В тот же миг дверь распахнулась, и на пороге возник двойной близнец Александр, лоснясь от кошерной еды и попыхивая некошерной сигарой.
Арнольд бросил на меня красноречивый взгляд, умоляющий его не выдавать. Александр тем временем благосклонно со мной поздоровался и полез в карман за бумажником.
— Мы вам еще должны комиссионные за второй молитвенный ковер, — заявил он. — Сто пятьдесят.
— Разве не сто? Если не восемьдесят? — с неожиданной деловитостью перебил его Арнольд, этот мечтательный и глубоко ранимый Рак.
От возмущения я чуть не онемел. Каков предатель! Оттяпать у меня мои кровные! Не иначе, задумал на эти денежки сводить свою конспиративную невесту в «Вуазан», если вообще не в «Павильон»!
— Сто пятьдесят! — твердо заявил Александр. — Заработаны в честном коммерческом поединке с вашим другом Розенталем! — Он выдал мне две банкноты. — На что будете тратить? Купите себе второй костюм?
— Нет, — ответил я, злорадно покосившись на Арнольда, этого астрологического выжигу, — на эти деньги я приглашу одну очень элегантную даму в «Вуазан», еще кое что потрачу на адвоката…
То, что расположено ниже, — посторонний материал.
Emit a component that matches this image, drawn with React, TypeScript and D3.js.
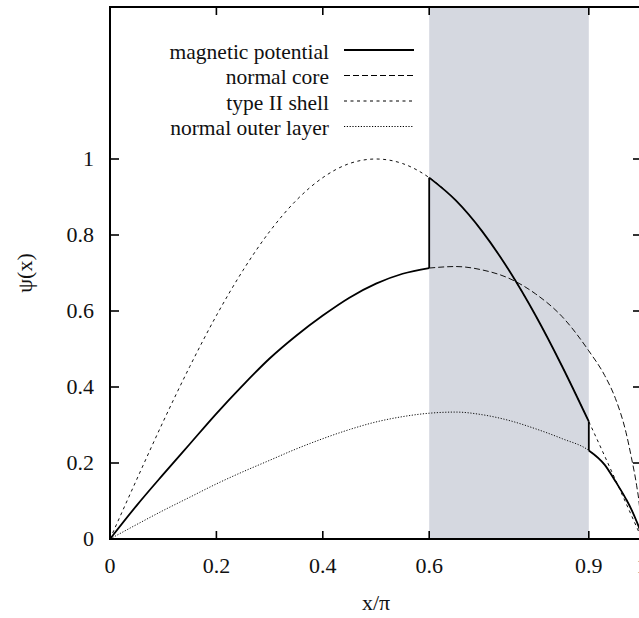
import React from 'react';
import * as d3 from 'd3';

const settings = {
  margin: {top: 7, left: 110, bottom: 79},
  width: 532,
  height: 532
};

// type II shell
const shellX = [0,0.05,0.1,0.15,0.2,0.25,0.3,0.35,0.4,0.45,0.5,0.55,0.6,0.65,0.7,0.75,0.8,0.85,0.9,0.95,1];
const shellY = [0,0.156,0.309,0.454,0.588,0.707,0.809,0.891,0.951,0.988,1,0.988,0.951,0.891,0.809,0.707,0.588,0.454,0.309,0.156,0];

// normal core
const coreX = [0,0.05,0.1,0.15,0.2,0.25,0.3,0.35,0.4,0.45,0.5,0.55,0.6,0.65,0.7,0.75,0.8,0.85,0.9,0.93,0.95,0.97,0.98,0.99,0.995,1];
const coreY = [0,0.088,0.17,0.25,0.33,0.405,0.475,0.535,0.588,0.635,0.672,0.698,0.713,0.717,0.708,0.686,0.645,0.585,0.495,0.43,0.37,0.28,0.215,0.14,0.09,0];

// normal outer layer
const outerX = [0,0.05,0.1,0.15,0.2,0.25,0.3,0.35,0.4,0.45,0.5,0.55,0.6,0.65,0.7,0.75,0.8,0.85,0.9,0.93,0.95,0.97,0.98,0.99,0.995,1];
const outerY = [0,0.038,0.075,0.11,0.145,0.177,0.207,0.237,0.264,0.288,0.308,0.322,0.331,0.334,0.327,0.312,0.29,0.264,0.233,0.195,0.152,0.105,0.078,0.046,0.028,0];

// shell region
const bandFrom = 0.6;
const bandTo = 0.9;

const xTicks = [0, 0.2, 0.4, 0.6, 0.9, 1];
const xTickLabels = ['0', '0.2', '0.4', '0.6', '0.9', '1'];
const yTicks = [0, 0.2, 0.4, 0.6, 0.8, 1];
const yTickLabels = ['0', '0.2', '0.4', '0.6', '0.8', '1'];

const legendNames = ['magnetic potential', 'normal core', 'type II shell', 'normal outer layer'];
const legendDash = [null, '6,3', '3,3.5', '1.2,1.6'];

const txt = {fontFamily: "'Liberation Serif', 'DejaVu Serif', serif", fill: '#111'};

const zip = (xs: number[], ys: number[]) => xs.map((x, i) => [x, ys[i]] as [number, number]);

export default function App() {
  const {margin, width, height} = settings;
  const xScale = d3.scaleLinear().domain([0, 1]).range([margin.left, margin.left + width]);
  const yScale = d3.scaleLinear().domain([0, 1.4]).range([margin.top + height, margin.top]);

  const line = d3.line<[number, number]>()
    .x(d => xScale(d[0]))
    .y(d => yScale(d[1]))
    .curve(d3.curveMonotoneX);
  const straight = d3.line<[number, number]>()
    .x(d => xScale(d[0]))
    .y(d => yScale(d[1]));

  const shell = zip(shellX, shellY);
  const core = zip(coreX, coreY);
  const outer = zip(outerX, outerY);

  // magnetic potential pieces: core | shell | outer
  const potCore = core.filter(d => d[0] <= bandFrom);
  const potShell = shell.filter(d => d[0] >= bandFrom && d[0] <= bandTo);
  const potOuter = outer.filter(d => d[0] >= bandTo);
  const jumps = [
    [potCore[potCore.length - 1], potShell[0]],
    [potShell[potShell.length - 1], potOuter[0]]
  ];

  const x0 = xScale(0), x1 = xScale(1);
  const y0 = yScale(0), yTop = yScale(1.4);

  return (
    <svg width={639} height={618} style={{position: 'absolute', left: 0, top: 0, background: '#fff'}}>
      <rect x={xScale(bandFrom)} y={yTop} width={xScale(bandTo) - xScale(bandFrom)} height={y0 - yTop} fill="#d5d8e0" />

      {/* curves */}
      <path d={line(core.filter(d => d[0] >= bandFrom)) || ''} fill="none" stroke="#111" strokeWidth={1} strokeDasharray="6,3" />
      <path d={line(shell) || ''} fill="none" stroke="#111" strokeWidth={1} strokeDasharray="3,3.5" />
      <path d={line(outer) || ''} fill="none" stroke="#111" strokeWidth={1} strokeDasharray="1.2,1.6" />
      <path d={line(potCore) || ''} fill="none" stroke="#000" strokeWidth={1.8} />
      <path d={line(potShell) || ''} fill="none" stroke="#000" strokeWidth={1.8} />
      <path d={line(potOuter) || ''} fill="none" stroke="#000" strokeWidth={1.8} />
      {jumps.map((j, i) => <path key={'j' + i} d={straight(j as [number, number][]) || ''} fill="none" stroke="#000" strokeWidth={1.8} />)}

      {/* frame + ticks */}
      <rect x={x0} y={yTop} width={x1 - x0} height={y0 - yTop} fill="none" stroke="#000" strokeWidth={2} />
      {xTicks.map((t, i) => (
        <g key={'xt' + i}>
          <line x1={xScale(t)} x2={xScale(t)} y1={y0} y2={y0 - 8} stroke="#000" strokeWidth={1.6} />
          <line x1={xScale(t)} x2={xScale(t)} y1={yTop} y2={yTop + 8} stroke="#000" strokeWidth={1.6} />
          <text x={xScale(t)} y={573} textAnchor="middle" fontSize={22} style={txt}>{xTickLabels[i]}</text>
        </g>
      ))}
      {yTicks.map((t, i) => (
        <g key={'yt' + i}>
          <line x1={x0} x2={x0 + 9} y1={yScale(t)} y2={yScale(t)} stroke="#000" strokeWidth={1.6} />
          <line x1={x1} x2={x1 - 9} y1={yScale(t)} y2={yScale(t)} stroke="#000" strokeWidth={1.6} />
          <text x={94} y={yScale(t)} dy="0.33em" textAnchor="end" fontSize={22} style={txt}>{yTickLabels[i]}</text>
        </g>
      ))}

      <text x={(x0 + x1) / 2} y={610} textAnchor="middle" fontSize={22} style={txt}>x/π</text>
      <text transform={`translate(32, ${(y0 + yTop) / 2}) rotate(-90)`} textAnchor="middle" fontSize={22} style={txt}>ψ(x)</text>

      {/* legend */}
      {legendNames.map((name, i) => {
        const by = 58.5 + i * 25.5;
        return (
          <g key={'lg' + i}>
            <text x={329} y={by} textAnchor="end" fontSize={21.5} style={txt}>{name}</text>
            <line x1={344} x2={414} y1={by - 8.5} y2={by - 8.5} stroke="#000"
              strokeWidth={legendDash[i] ? 1 : 1.8} strokeDasharray={legendDash[i] || undefined} />
          </g>
        );
      })}
    </svg>
  );
}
— Тоже в «Вуазане»? — поддел меня Александр.
— Нет, у него в конторе. А на остаток выкуплю на аукционе в «Плаза-хаус» маленькую бронзу, которой господин Арнольд решительно пренебрег, — добавил я, отвешивая вероломному Раку очередную оплеуху.
— Арнольд сейчас не вполне вменяем, — сухо заметил Александр. — Если приобретете, дадите нам опцион?
— Разумеется! Я же ваш постоянный клиент!
— А как ваши дела у этого оптового кровососа Блэка?
— Превосходно. Он изо всех сил пытается привить мне философию антиквара в буддистском смысле: любить искусство, но так, чтобы любить и торговлю искусством. Обладай, но не ради обладания.
— Брехня! — отмахнулся Александр.
— Чтобы насладиться искусством, так считает Реджинальд Блэк, вполне достаточно музеев. В музеях есть все, ты идешь, наслаждаешься и не трясешься, что у тебя дома картины сгорят или их выкрадут. Кроме того, в музеях все равно самые лучшие вещи, в частной продаже таких уже не встретишь.
— Вдвойне брехня! Если бы он сам во все это верил, интересно, чем бы он кормился?
— Своей еще большей верой в жадность человеческую!
Силвер неприязненно усмехнулся.
— Богу неведомо сострадание, господин Александр, — сказал я. — Пока об этом помнишь, картина мира не слишком перекашивается. И справедливость вовсе не исконное человеческое свойство, а выдумка времен упадка. Правда — самая прекрасная выдумка. Если об этом помнить, не будешь ждать от жизни слишком многого и не умрешь от горечи бытия. Бытия, но не жизни.